Quand même autre chose que le week-end dernier, où vous n’aviez rien trouvé de mieux à faire que ce bowling avec votre beauf’. Le seul type heureux d’arborer ces souliers douteux, aux bandes de couleurs design bonbon Arlequin et qui ne vous offre pas de style à proprement parler. Mais si ces dégueulasseries vous permettent de rentrer le strike gagnant pour enfin fermer la gueule de votre connard de beau-frère, pourquoi pas. « Peu importe la manière, seule compte la victoire » , philosophait Cicéron. Mais alors que vos mains moites sont enfin sèches, que la boule nacrée bleu roi est entre vos doigts, que vous êtes en pleine confiance dans votre course d’élan et que ce salopard d’Hervé va enfin voir de quoi il retourne, voilà que le gérant décide de pousser un peu le volume – mine de rien, il est déjà 22 heures – et vous envoie un Larusso imprévu dans le tympan. Gouttière. Direct. Son of pas anarchy du tout. Le pire before de votre vie arrive maintenant, et vous le vivez mal. Comme un supporter du TFC en fait. Un club gentil et pas vraiment de bon goût, chez qui, même sans entraînement poussé, il est normalement facile de gagner. Le Dude pour toujours.

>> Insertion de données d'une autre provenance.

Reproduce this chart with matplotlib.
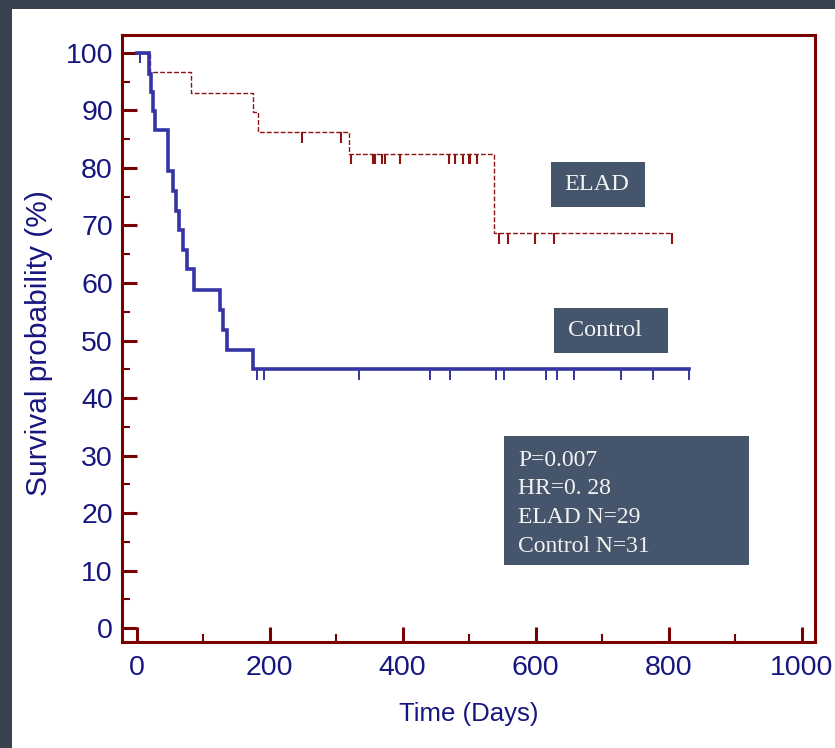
import matplotlib
matplotlib.use("Agg")
import matplotlib.pyplot as plt
from matplotlib.patches import Rectangle
from matplotlib.ticker import MultipleLocator

# ELAD arm (dashed red)
elad_t = [0, 20, 82, 175, 182, 320, 538, 805]
elad_s = [100, 96.6, 93.1, 89.7, 86.2, 82.5, 68.7, 68.7]
elad_cens_t = [249, 307, 322, 355, 358, 369, 374, 396, 469, 479, 490, 499, 501, 512,
               545, 559, 599, 628, 805]

# Control arm (solid blue)
ctrl_t = [0, 19, 22, 24.5, 27, 47, 55, 59, 64, 69.5, 75.5, 86.5, 125.5, 130.5, 135.5, 175.5, 831]
ctrl_s = [100, 96.4, 93.2, 89.9, 86.6, 79.5, 76.0, 72.5, 69.2, 65.7, 62.4, 58.8, 55.3, 51.9,
          48.3, 45.0, 45.0]
ctrl_cens_t = [181, 191, 334, 441, 471, 541, 553, 616, 632, 657, 729, 777, 830]

stats_lines = ["P=0.007", "HR=0. 28", "ELAD N=29", "Control N=31"]

sans = "Liberation Sans"
serif = "Liberation Serif"

navy = "#16167f"
maroon = "#780000"
blue = "#3434a4"
red = "#8e1414"
boxc = "#45556b"

fig = plt.figure(figsize=(8.35, 7.48), dpi=100)
fig.patch.set_facecolor("#38434f")
W, H = 835, 748
fig.patches.append(Rectangle((12 / W, 0), 1, 1 - 9 / H, transform=fig.transFigure,
                             facecolor="white", edgecolor="none", zorder=-1))

ax = fig.add_axes([122 / W, 1 - 642 / H, (815 - 122) / W, (642 - 35) / H])
ax.set_xlim(-22, 1020)
ax.set_ylim(-2.4, 103.1)

def step_xy(t, s):
    xs, ys = [], []
    for i in range(len(t)):
        if i > 0:
            xs.append(t[i]); ys.append(s[i - 1])
        xs.append(t[i]); ys.append(s[i])
    return xs, ys

def surv_at(t, s, x):
    v = s[0]
    for ti, si in zip(t, s):
        if ti <= x:
            v = si
    return v

ex, ey = step_xy(elad_t, elad_s)
ax.plot(ex, ey, color=red, lw=1.0, linestyle=(0, (3.5, 1.5)), zorder=3)
cx, cy = step_xy(ctrl_t, ctrl_s)
ax.plot(cx, cy, color=blue, lw=2.6, zorder=4, solid_joinstyle="miter")

for x in elad_cens_t:
    v = surv_at(elad_t, elad_s, x)
    ax.vlines(x, v - 1.9, v, color=red, lw=1.5, zorder=3)
for x in ctrl_cens_t:
    v = surv_at(ctrl_t, ctrl_s, x)
    ax.vlines(x, v - 1.8, v, color=blue, lw=1.4, zorder=4)
ax.vlines(5, 98.2, 100, color=blue, lw=1.4, zorder=4)

for sp in ax.spines.values():
    sp.set_color(maroon)
    sp.set_linewidth(2.2)

ax.xaxis.set_major_locator(MultipleLocator(200))
ax.xaxis.set_minor_locator(MultipleLocator(100))
ax.yaxis.set_major_locator(MultipleLocator(10))
ax.yaxis.set_minor_locator(MultipleLocator(5))
ax.tick_params(which="both", direction="in", color=maroon, top=False, right=False)
ax.tick_params(which="major", length=11, width=2.2, pad=6.5, labelsize=20.5, labelcolor=navy)
ax.tick_params(axis="x", which="major", pad=9.5)
ax.tick_params(which="minor", length=5.5, width=1.5)
for lab in ax.get_xticklabels() + ax.get_yticklabels():
    lab.set_family(sans)

ax.set_xlabel("Time (Days)", family=sans, fontsize=18.5, color=navy, labelpad=15)
ax.set_ylabel("Survival probability (%)", family=sans, fontsize=21.5, color=navy)
ax.yaxis.set_label_coords(-0.099, 0.492)

def box(x0, y0, x1, y1):
    fig.patches.append(Rectangle((x0 / W, 1 - y1 / H), (x1 - x0) / W, (y1 - y0) / H,
                                 transform=fig.transFigure, facecolor=boxc,
                                 edgecolor="none", zorder=5))

box(551, 162, 645, 207)
fig.text(597 / W, 1 - 185 / H, "ELAD", family=serif, fontsize=17.5, color="#f2f2f2",
         ha="center", va="center", zorder=6)
box(554, 308, 668, 353)
fig.text(605 / W, 1 - 331 / H, "Control", family=serif, fontsize=17.5, color="#f2f2f2",
         ha="center", va="center", zorder=6)
box(504, 436, 749, 565)
for i, line in enumerate(stats_lines):
    fig.text(518 / W, 1 - (466 + 28.5 * i) / H, line, family=serif, fontsize=17,
             color="#f2f2f2", ha="left", va="baseline", zorder=6)

fig.savefig("out.png", dpi=100, facecolor=fig.get_facecolor())
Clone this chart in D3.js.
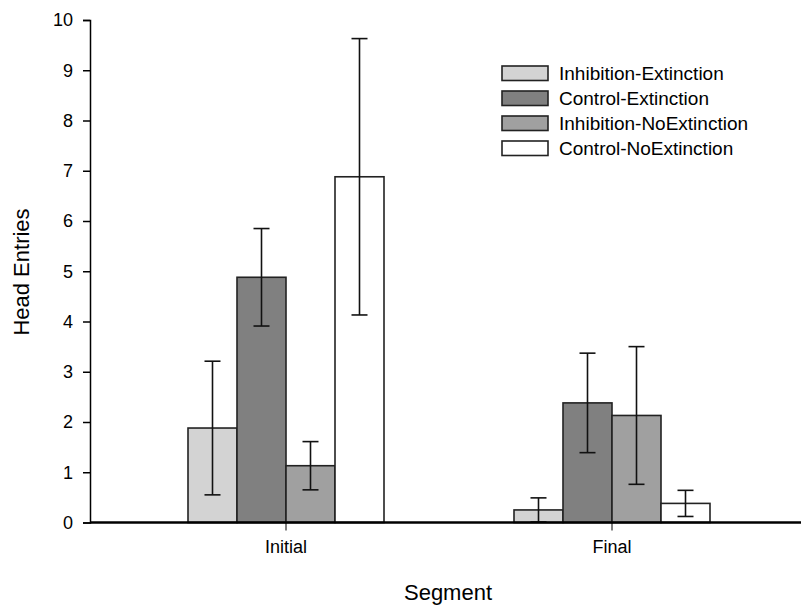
<!DOCTYPE html>
<html>
<head>
<meta charset="utf-8">
<script src="https://d3js.org/d3.v7.min.js"></script>
<style>
body { margin: 0; background: #fff; }
svg text { font-family: "Liberation Sans", Arial, sans-serif; fill: #000; }
</style>
</head>
<body>
<svg id="chart" width="801" height="614"></svg>
<script>
// data
const segments = ["Initial", "Final"];
const groups = ["Inhibition-Extinction", "Control-Extinction", "Inhibition-NoExtinction", "Control-NoExtinction"];
const means = [
  [1.88, 4.88, 1.13, 6.88],   // Initial
  [0.25, 2.38, 2.13, 0.38]    // Final
];
const errs = [
  [1.33, 0.97, 0.48, 2.75],
  [0.24, 0.99, 1.37, 0.26]
];
const yTicks = [0, 1, 2, 3, 4, 5, 6, 7, 8, 9, 10];
const fills = ["#d3d3d3", "#808080", "#a0a0a0", "#ffffff"];

const svg = d3.select("#chart");
const plotLeft = 90, plotRight = 801, plotTop = 20, plotBottom = 522.5;

const y = d3.scaleLinear().domain([0, 10]).range([plotBottom, plotTop]);
const x = d3.scaleBand().domain(segments).range([123, 775]);
const xInner = d3.scaleBand().domain(groups).range([-98, 98]);
const color = d3.scaleOrdinal().domain(groups).range(fills);

// y axis
const yAxis = svg.append("g")
  .attr("transform", "translate(" + plotLeft + ",0)")
  .call(d3.axisLeft(y).tickValues(yTicks).tickSize(7).tickSizeOuter(7).tickPadding(10));
yAxis.selectAll("text").attr("font-size", 18).attr("font-family", "Liberation Sans, Arial, sans-serif");
yAxis.select(".domain").attr("stroke-width", 1.5);
yAxis.selectAll(".tick line").attr("stroke-width", 1.5);

// bars
const rows = [];
segments.forEach((s, i) => groups.forEach((g, j) => rows.push({seg: s, grp: g, m: means[i][j], e: errs[i][j]})));
const cx = d => x(d.seg) + x.bandwidth() / 2;

svg.append("g").selectAll("rect")
  .data(rows)
  .join("rect")
  .attr("x", d => cx(d) + xInner(d.grp))
  .attr("y", d => y(d.m))
  .attr("width", xInner.bandwidth())
  .attr("height", d => y(0) - y(d.m))
  .attr("fill", d => color(d.grp))
  .attr("stroke", "#222")
  .attr("stroke-width", 1.6);

// error bars
const eb = svg.append("g").attr("stroke", "#111").attr("stroke-width", 1.6);
rows.forEach(d => {
  const xc = cx(d) + xInner(d.grp) + xInner.bandwidth() / 2;
  const lo = Math.max(0, d.m - d.e), hi = d.m + d.e;
  eb.append("line").attr("x1", xc).attr("x2", xc).attr("y1", y(lo)).attr("y2", y(hi));
  eb.append("line").attr("x1", xc - 8).attr("x2", xc + 8).attr("y1", y(hi)).attr("y2", y(hi));
  eb.append("line").attr("x1", xc - 8).attr("x2", xc + 8).attr("y1", y(lo)).attr("y2", y(lo));
});

// x axis
const xAxis = svg.append("g")
  .attr("transform", "translate(0," + plotBottom + ")")
  .call(d3.axisBottom(x).tickSize(8).tickSizeOuter(0).tickPadding(10));
xAxis.select(".domain").remove();
xAxis.selectAll("text").attr("font-size", 18).attr("font-family", "Liberation Sans, Arial, sans-serif");
svg.append("line")
  .attr("x1", plotLeft).attr("x2", plotRight)
  .attr("y1", plotBottom).attr("y2", plotBottom)
  .attr("stroke", "#000").attr("stroke-width", 2.5);

// axis titles
svg.append("text")
  .attr("transform", "translate(29,272) rotate(-90)")
  .attr("text-anchor", "middle")
  .attr("font-size", 22)
  .text("Head Entries");

svg.append("text")
  .attr("x", 448).attr("y", 600)
  .attr("text-anchor", "middle")
  .attr("font-size", 22)
  .text("Segment");

// legend
const legend = svg.append("g").selectAll("g")
  .data(groups)
  .join("g")
  .attr("transform", (d, i) => "translate(502," + (66 + i * 25) + ")");
legend.append("rect")
  .attr("width", 46).attr("height", 14.5)
  .attr("fill", d => color(d))
  .attr("stroke", "#222").attr("stroke-width", 1.6);
legend.append("text")
  .attr("x", 57).attr("y", 13.5)
  .attr("font-size", 19)
  .text(d => d);
</script>
</body>
</html>
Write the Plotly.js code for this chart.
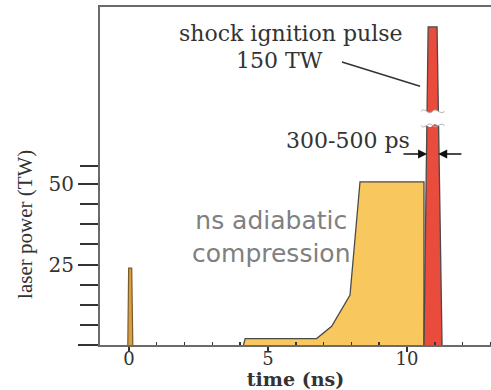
<!DOCTYPE html>
<html>
<head>
<meta charset="utf-8">
<script src="https://cdn.plot.ly/plotly-3.0.1.min.js"></script>
<style>html,body{margin:0;padding:0;background:#fff;}#chart{width:491px;height:390px;}</style>
</head>
<body>
<div id="chart"></div>
<script>
// Pre-pulse at t=0
const prePulseTime = [-0.04, -0.01, 0.10, 0.14];
const prePulsePower = [0, 23.9, 23.9, 0];
// ns adiabatic compression pulse
const compressionTime = [4.12, 4.18, 6.75, 7.29, 7.95, 8.31, 10.61, 10.61];
const compressionPower = [0, 2.0, 2.0, 5.8, 15.5, 50.7, 50.7, 0];
// Shock ignition spike (drawn with broken axis; true peak 150 TW)
const shockTime = [10.61, 10.76, 11.08, 11.26];
const shockPower = [0, 98.8, 98.8, 0];

const xTickVals = [0, 5, 10];
const xTickText = ['0', '5', '10'];
const yTickVals = [0, 25, 50];
const yTickText = ['', '25', '50'];
const yMinorVals = [6.25, 12.5, 18.75, 31.25, 37.5, 43.75, 55.5];

const serif = 'DejaVu Serif';
const txt = '#333333';
const outline = '#4a4a4a';

const traces = [
  {x: prePulseTime, y: prePulsePower, type: 'scatter', mode: 'lines', fill: 'toself',
   fillcolor: '#d9a040', line: {color: '#7a5a2a', width: 1.2}, hoverinfo: 'skip'},
  {x: compressionTime, y: compressionPower, type: 'scatter', mode: 'lines', fill: 'toself',
   fillcolor: '#f8c85e', line: {color: outline, width: 1.3}, hoverinfo: 'skip'},
  {x: shockTime, y: shockPower, type: 'scatter', mode: 'lines', fill: 'toself',
   fillcolor: '#e94b3c', line: {color: outline, width: 1.3}, hoverinfo: 'skip'}
];

const breakLo = 68.2, breakHi = 72.6;
const layout = {
  width: 491, height: 390,
  margin: {l: 100, r: 0, t: 7, b: 45},
  paper_bgcolor: '#fff', plot_bgcolor: '#fff',
  showlegend: false,
  xaxis: {
    range: [-1.04, 13.02], showgrid: false, zeroline: false,
    showline: true, linecolor: '#6a6a6a', linewidth: 2, mirror: true,
    tickvals: xTickVals, ticktext: xTickText, ticks: 'outside', ticklen: 5,
    tickwidth: 1.5, tickcolor: '#333', ticklabelstandoff: -9,
    tickfont: {family: serif, size: 18, color: txt},
    minor: {tickvals: [1,2,3,4,6,7,8,9,11,12,13], ticks: 'inside', ticklen: 3, tickwidth: 1.5, tickcolor: '#333'},
    title: {text: 'time (ns)', standoff: 6, font: {family: serif, size: 19, color: txt, weight: 'bold'}}
  },
  yaxis: {
    range: [0, 105], showgrid: false, zeroline: false,
    showline: true, linecolor: '#6a6a6a', linewidth: 2, mirror: false,
    tickvals: yTickVals, ticktext: yTickText, ticks: 'outside', ticklen: 20,
    tickwidth: 2, tickcolor: '#333',
    tickfont: {family: serif, size: 20, color: txt},
    minor: {tickvals: yMinorVals, ticks: 'outside', ticklen: 18, tickwidth: 2, tickcolor: '#333'}
  },
  shapes: [
    // axis break across the spike
    {type: 'path', xref: 'x', yref: 'y', layer: 'above',
     path: `M 10.5,${breakHi} C 10.65,${breakHi+1.6} 10.75,${breakHi-1.6} 10.92,${breakHi} C 11.05,${breakHi+1.4} 11.2,${breakHi-1.4} 11.35,${breakHi} L 11.35,${breakLo} C 11.2,${breakLo-1.4} 11.05,${breakLo+1.4} 10.92,${breakLo} C 10.75,${breakLo-1.6} 10.65,${breakLo+1.6} 10.5,${breakLo} Z`,
     fillcolor: '#ffffff', line: {width: 0}},
    {type: 'path', xref: 'x', yref: 'y', layer: 'above',
     path: `M 10.5,${breakHi} C 10.65,${breakHi+1.6} 10.75,${breakHi-1.6} 10.92,${breakHi} C 11.05,${breakHi+1.4} 11.2,${breakHi-1.4} 11.35,${breakHi}`,
     line: {color: '#b0b0b0', width: 1}},
    {type: 'path', xref: 'x', yref: 'y', layer: 'above',
     path: `M 10.5,${breakLo} C 10.65,${breakLo-1.6} 10.75,${breakLo+1.6} 10.92,${breakLo} C 11.05,${breakLo-1.4} 11.2,${breakLo+1.4} 11.35,${breakLo}`,
     line: {color: '#b0b0b0', width: 1}},
    // leader line from label to spike
    {type: 'line', xref: 'x', yref: 'y', x0: 7.66, y0: 87.9, x1: 10.47, y1: 80.4,
     line: {color: '#333', width: 1.5}}
  ],
  annotations: [
    {x: 5.83, y: 96.9, xref: 'x', yref: 'y', text: 'shock ignition pulse', showarrow: false,
     font: {family: serif, size: 22, color: txt}, xanchor: 'center', yanchor: 'middle'},
    {x: 5.43, y: 88.3, xref: 'x', yref: 'y', text: '150 TW', showarrow: false,
     font: {family: serif, size: 22, color: txt}, xanchor: 'center', yanchor: 'middle'},
    {x: 7.88, y: 63.6, xref: 'x', yref: 'y', text: '300-500 ps', showarrow: false,
     font: {family: serif, size: 22, color: txt}, xanchor: 'center', yanchor: 'middle'},
    {x: 5.11, y: 33.6, xref: 'x', yref: 'y', text: 'ns adiabatic<br>compression', showarrow: false,
     font: {family: 'DejaVu Sans', size: 25, color: '#808080'}, xanchor: 'center', yanchor: 'middle'},
    {x: -0.192, y: 37.6, xref: 'paper', yref: 'y', text: 'laser power (TW)', showarrow: false,
     textangle: -90, font: {family: 'Liberation Serif', size: 21, color: txt}, xanchor: 'center', yanchor: 'middle'},
    // width arrows
    {x: 10.72, y: 59.3, xref: 'x', yref: 'y', ax: 9.82, ay: 59.3, axref: 'x', ayref: 'y', text: '',
     showarrow: true, arrowhead: 2, arrowsize: 1.2, arrowwidth: 1.5, arrowcolor: '#111', standoff: 0},
    {x: 11.12, y: 59.3, xref: 'x', yref: 'y', ax: 12.01, ay: 59.3, axref: 'x', ayref: 'y', text: '',
     showarrow: true, arrowhead: 2, arrowsize: 1.2, arrowwidth: 1.5, arrowcolor: '#111', standoff: 0}
  ]
};

Plotly.newPlot('chart', traces, layout, {displayModeBar: false, staticPlot: true});
</script>
</body>
</html>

Parce qu’avant cet échec cuisant sous les néons révélateurs de sébum du Bowling de Bourg en Bresse, vous aviez déjà dérouillé dans la noirceur stroboscopique du Laser Quest voisin. Victime de votre stratégie « tout pour la défense et la fuite » , Hervé s’est encore amusé à vous grêler de tirs laser votre gilet de poitrine trop large. Un Tchétchène. En même temps, on va se dire la vérité, qui joue encore au Laser Quest de nos jours ? Suer comme un marcassin dans un hangar comprimé par la fumée et la musique techno, avec des systèmes de visées des années 90 (remember le Lock-On de Sega) et des odeurs de loueur de ski pyrénéen encore ouvert mi-avril ? Sans déconner, ça n’a plus aucun sens. Aujourd’hui, les macs de la guerre, les patrons de la guerilla entre couilles sont sur les terrains de paint-ball, à manger de la terre en s’essuyant la visière pleine d’acrylique fluo. Parce qu’en fait, le Laser Quest, si on se penche un peu sur le sujet, c’est le GF38. Un club emporté par la technologie japonaise et retombé dans l’anonymat d’un hangar de zone franche à 0% d’impôts.
Un anonymat que ne connaît pas le Saint-Germain, haut lieu de la nuit d’Abidjan, hélas peu porté sur la clientèle africaine. Entre d’anciens chercheurs d’or hollandais, de jeunes militaires des paras et des casques bleus de l’ONU, vous pouvez être sûr de faire des rencontres. Alors certes, ça ne sera peut-être pas la femme de votre vie, ni même l’amour d’une semaine. Mais pour peu que vous ayez l’envie de descendre un Jack Coke au bar, le bermuda fièrement repassé et le dos du T-shirt trempé de sueur après un déhanché de douze minutes sur Premier Gaou, vous attirerez le regard et les convoitises. Parce qu’au Saint-Germain, on connaît la fête, et on sait que la fête, c’est aussi l’amour. L’amour tarifé peut-être, et alors ? Soyez donc habile, profitez de l’instant et rentrez au Novotel en bonne compagnie. Vous serez toujours heureux d’y revenir, même si la nuit ne fut pas si bonne que ça. Car vous aussi vous le savez, le Saint-Germain au fond, c’est le Tout Puissant Mazembe. C’est histoire, c’est folklore, c’est chaleur, c’est plus fort que vous.